start

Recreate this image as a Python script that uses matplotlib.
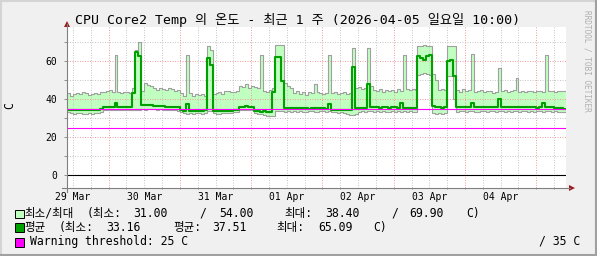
import numpy as np
import matplotlib
matplotlib.use('Agg')
import matplotlib.pyplot as plt
from matplotlib.patches import Rectangle, Polygon
from matplotlib.lines import Line2D

W, H = 597, 256

# ---------------- data (hourly, starting 2026-03-29 10:00) ----------------
max_vals = [
    43.5, 41.8, 42.6, 43.5, 43.0, 44.0, 43.5, 42.5, 42.6, 43.5, 42.6, 43.9,
    44.0, 44.4, 44.8, 44.0, 63.2, 43.9, 43.5, 44.0, 43.9, 43.5, 46.0, 66.0,
    69.9, 44.4, 48.7, 47.5, 47.0, 46.1, 45.0, 46.0, 45.5, 44.8, 46.0, 45.3,
    44.5, 45.0, 43.5, 42.0, 63.5, 43.5, 42.0, 43.0, 42.5, 43.0, 42.0, 67.9,
    66.0, 43.0, 43.5, 44.0, 42.8, 44.4, 44.4, 43.9, 44.0, 44.5, 47.0, 46.5,
    47.9, 46.1, 47.0, 46.5, 46.0, 63.5, 44.4, 44.0, 45.0, 46.0, 68.4, 68.4,
    68.4, 48.7, 47.0, 46.0, 43.5, 44.5, 43.0, 44.0, 42.5, 44.0, 43.5, 47.9,
    44.0, 43.5, 43.0, 43.5, 63.5, 43.5, 44.0, 43.0, 43.5, 44.0, 43.0, 43.5,
    67.0, 46.0, 46.5, 45.5, 46.0, 67.0, 47.0, 45.0, 44.5, 45.3, 44.0, 45.0,
    44.5, 45.0, 44.0, 45.3, 44.5, 63.5, 45.3, 45.0, 45.5, 45.0, 67.9, 67.9,
    68.8, 67.9, 67.9, 53.1, 50.0, 45.0, 45.5, 45.0, 67.9, 67.9, 67.9, 45.0,
    44.0, 45.3, 44.5, 45.0, 63.9, 44.0, 44.4, 45.0, 44.0, 44.5, 44.4, 43.5,
    44.0, 56.6, 44.4, 45.0, 44.0, 44.5, 45.0, 51.3, 44.0, 44.4, 44.0, 44.5,
    44.4, 44.0, 44.5, 44.4, 44.0, 63.2, 44.4, 44.4, 44.0, 44.4, 44.4, 44.4,
]
min_vals = [
    33.5, 33.0, 32.5, 33.0, 33.0, 32.5, 32.5, 33.0, 32.5, 33.0, 33.0, 33.5,
    34.5, 34.5, 34.3, 34.5, 34.3, 34.5, 34.3, 34.5, 34.3, 34.5, 34.3, 34.5,
    34.5, 34.8, 34.5, 34.8, 35.0, 34.8, 34.5, 34.8, 34.5, 34.5, 34.3, 34.5,
    34.3, 34.0, 33.5, 33.0, 32.5, 33.0, 32.5, 33.0, 32.8, 32.5, 33.0, 34.0,
    34.0, 33.0, 32.5, 32.5, 33.0, 32.8, 33.0, 33.0, 33.2, 33.5, 34.3, 34.3,
    34.3, 34.3, 34.3, 33.0, 32.5, 32.5, 32.0, 31.0, 31.3, 31.3, 34.0, 34.0,
    34.0, 33.5, 33.8, 33.5, 34.0, 33.5, 33.8, 33.5, 33.5, 34.0, 33.8, 33.5,
    33.5, 33.8, 34.0, 33.5, 33.8, 33.5, 33.5, 33.0, 33.5, 33.0, 32.5, 32.0,
    32.0, 32.2, 33.5, 33.8, 33.5, 34.0, 33.8, 33.5, 34.0, 33.5, 33.8, 33.5,
    33.5, 34.0, 33.5, 33.8, 33.5, 34.0, 33.5, 33.8, 33.5, 33.5, 53.0, 53.5,
    54.0, 53.5, 53.0, 33.0, 32.5, 33.0, 32.5, 33.0, 52.0, 52.5, 40.0, 33.5,
    33.8, 34.0, 33.5, 33.8, 34.0, 33.5, 33.5, 33.8, 34.0, 33.5, 33.8, 34.0,
    33.5, 33.8, 34.0, 33.5, 33.8, 33.5, 34.0, 33.8, 33.5, 34.0, 33.8, 33.5,
    34.0, 33.5, 33.8, 34.0, 33.5, 33.8, 34.0, 33.5, 33.8, 33.5, 33.5, 33.5,
]
avg_vals = [
    34.5, 34.3, 34.5, 34.5, 34.3, 34.3, 34.5, 34.5, 34.3, 34.5, 34.5, 35.0,
    35.7, 36.0, 36.0, 36.0, 38.3, 36.0, 36.0, 35.8, 36.0, 36.0, 43.5, 65.09,
    63.0, 37.0, 37.0, 36.8, 37.0, 36.5, 36.5, 36.3, 36.3, 36.0, 36.0, 36.0,
    35.8, 36.0, 34.5, 34.0, 37.4, 34.0, 34.0, 33.8, 34.0, 34.0, 34.5, 61.8,
    58.0, 34.0, 34.0, 33.8, 34.0, 34.0, 34.0, 34.0, 34.2, 34.5, 36.0, 36.0,
    36.3, 36.0, 36.0, 34.0, 34.0, 33.5, 34.0, 33.5, 33.16, 44.0, 62.0, 62.1,
    49.6, 35.5, 35.3, 35.3, 35.5, 35.3, 35.3, 35.5, 35.3, 35.0, 35.3, 35.3,
    35.5, 35.3, 35.3, 35.0, 37.8, 34.6, 34.5, 34.6, 34.3, 34.5, 34.5, 34.3,
    56.9, 35.3, 35.3, 35.5, 35.3, 48.2, 36.0, 35.7, 35.7, 35.5, 35.7, 35.7,
    35.5, 35.7, 35.7, 35.5, 38.3, 35.3, 35.3, 35.5, 35.3, 35.3, 62.7, 61.5,
    60.9, 62.5, 63.2, 36.5, 35.7, 35.7, 35.5, 35.7, 60.0, 60.5, 52.2, 35.7,
    35.7, 36.0, 35.7, 35.7, 38.3, 35.7, 36.0, 35.7, 35.7, 36.0, 35.7, 35.7,
    36.0, 40.0, 36.0, 36.0, 35.7, 36.0, 36.0, 35.7, 36.0, 35.7, 35.7, 36.0,
    35.7, 35.7, 35.5, 35.7, 38.3, 36.0, 35.7, 35.7, 35.5, 35.5, 35.3, 34.8,
]
warn_level = 25
crit_level = 35
zero_level = 0
day_labels = ['29 Mar', '30 Mar', '31 Mar', '01 Apr', '02 Apr', '03 Apr', '04 Apr']
label_hours = [2, 26, 50, 74, 98, 122, 146]          # noon of each day
midnight_hours = [14, 38, 62, 86, 110, 134, 158]
y_major = [0, 20, 40, 60]
y_minor = [10, 30, 50, 70]

title = 'CPU Core2 Temp 의 온도 - 최근 1 주 (2026-04-05 일요일 10:00)'

MONO = ['DejaVu Sans Mono', 'Noto Sans CJK KR']


def F(x, y):
    return (x / W, 1 - y / H)


fig = plt.figure(figsize=(W / 100, H / 100), dpi=100, facecolor='#f0f0f0')

# frame shading
fig.add_artist(Line2D([0, 1], [1 - 1 / H, 1 - 1 / H], transform=fig.transFigure, color='#d4d4d4', lw=1.5))
fig.add_artist(Line2D([1 / W, 1 / W], [0, 1], transform=fig.transFigure, color='#d4d4d4', lw=1.5))
fig.add_artist(Line2D([0, 1], [1 / H, 1 / H], transform=fig.transFigure, color='#a0a0a0', lw=1.5))
fig.add_artist(Line2D([1 - 1 / W, 1 - 1 / W], [0, 1], transform=fig.transFigure, color='#a0a0a0', lw=1.5))

x0, x1, y0, y1 = 67, 566, 27, 188
ax = fig.add_axes([x0 / W, 1 - y1 / H, (x1 - x0) / W, (y1 - y0) / H])
ax.set_facecolor('white')

n = len(max_vals)
hours = np.arange(n + 1)
mx = np.append(max_vals, max_vals[-1])
mn = np.append(min_vals, min_vals[-1])
av = np.append(avg_vals, avg_vals[-1])

ax.fill_between(hours, mn, mx, step='post', color='#c0ffc0', lw=0, zorder=1)

# grid (drawn above the area like rrdtool)
for v in y_minor:
    ax.axhline(v, color='#c8c8c8', lw=0.72, dashes=(1, 1.5), zorder=2)
for v in y_major:
    ax.axhline(v, color='#f0a0a0', lw=0.72, dashes=(1, 1.5), zorder=2)
for h in range(2, n + 1, 6):
    if h in midnight_hours:
        ax.axvline(h, color='#f0a0a0', lw=0.72, dashes=(1, 1.5), zorder=2)
    else:
        ax.axvline(h, color='#c8c8c8', lw=0.72, dashes=(1, 1.5), zorder=2)

ax.step(hours, mx, where='post', color='#a0a0a0', lw=0.8, zorder=3)
ax.step(hours, mn, where='post', color='#a0a0a0', lw=0.8, zorder=3)
ax.step(hours, av, where='post', color='#00a000', lw=1.5, zorder=4)

ax.axhline(zero_level, color='black', lw=0.8, zorder=5)
ax.axhline(warn_level, color='#ff00ff', lw=0.8, zorder=5)
ax.axhline(crit_level, color='#ff00ff', lw=0.8, zorder=5)

ax.set_xlim(0, n)
ax.set_ylim(-6.6, 78)
for s in ax.spines.values():
    s.set_visible(False)

ax.set_xticks(label_hours)
ax.set_xticklabels(day_labels, fontsize=7, family=MONO)
ax.set_xticks(list(range(2, n + 1, 6)), minor=True)
ax.tick_params(axis='x', which='major', length=0, pad=3)
ax.tick_params(axis='x', which='minor', length=2, width=0.6, color='#808080', direction='inout')
ax.set_yticks(y_major)
ax.set_yticklabels([str(v) for v in y_major], fontsize=7, family=MONO)
ax.set_yticks(y_minor, minor=True)
ax.tick_params(axis='y', which='both', length=2.5, width=0.6, color='#808080', pad=4.5)

# axis lines and arrows
fig.add_artist(Line2D([F(67, 0)[0]] * 2, [F(0, 192)[1], F(0, 24)[1]], transform=fig.transFigure, color='#808080', lw=0.8))
fig.add_artist(Line2D([F(62, 0)[0], F(570, 0)[0]], [F(0, 188)[1]] * 2, transform=fig.transFigure, color='#808080', lw=0.8))
arrow_col = '#9b1b1b'
fig.add_artist(Polygon([F(64, 27), F(70, 27), F(67, 21)], closed=True, transform=fig.transFigure, color=arrow_col, lw=0))
fig.add_artist(Polygon([F(569, 185), F(569, 191), F(575, 188)], closed=True, transform=fig.transFigure, color=arrow_col, lw=0))

# title
fig.text(*F(298, 24), title, ha='center', va='baseline', fontsize=9.5, family=MONO)
# y label
fig.text(*F(10, 106), 'C', ha='center', va='center', rotation=90, fontsize=8.3, family=MONO)
# watermark
fig.text(*F(587, 61), 'RRDTOOL / TOBI OETIKER', ha='center', va='center', rotation=270,
         fontsize=5.6, family=MONO, color='#b0b0b0')

# legend
box_cols = ['#c0ffc0', '#00a000', '#ff00ff']
box_tops = [209.5, 223, 238]
for col, top in zip(box_cols, box_tops):
    fig.add_artist(Rectangle(F(15, top + 8.5), 8.5 / W, 8.5 / H, transform=fig.transFigure,
                             facecolor=col, edgecolor='black', lw=0.7))

LF = 8.3
row1 = [(24.5, '최소/최대'), (86.5, '(최소:'), (133, '31.00'), (199.5, '/'), (219, '54.00'),
        (284.5, '최대:'), (325, '38.40'), (391, '/'), (409.5, '69.90'), (466.5, 'C)')]
row2 = [(24.5, '평균'), (59, '(최소:'), (106.5, '33.16'), (173.5, '평균:'), (212, '37.51'),
        (276.5, '최대:'), (318, '65.09'), (373.5, 'C)')]
for xx, t in row1:
    fig.text(*F(xx, 217), t, ha='left', va='baseline', fontsize=LF, family=MONO)
for xx, t in row2:
    fig.text(*F(xx, 231), t, ha='left', va='baseline', fontsize=LF, family=MONO)
fig.text(*F(30, 245), 'Warning threshold: 25 C', ha='left', va='baseline', fontsize=LF, family=MONO)
fig.text(*F(580, 245), '/ 35 C', ha='right', va='baseline', fontsize=LF, family=MONO)

fig.savefig('out.png', dpi=100, facecolor=fig.get_facecolor())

end

**WRITTEN INSTRUCTION:** Gather and return every line that holds the string "matplotlib".

**SOLUTION BELOW:**
Recreate this image as a Python script that uses matplotlib.
import matplotlib
matplotlib.use('Agg')
import matplotlib.pyplot as plt
from matplotlib.patches import Rectangle, Polygon
from matplotlib.lines import Line2D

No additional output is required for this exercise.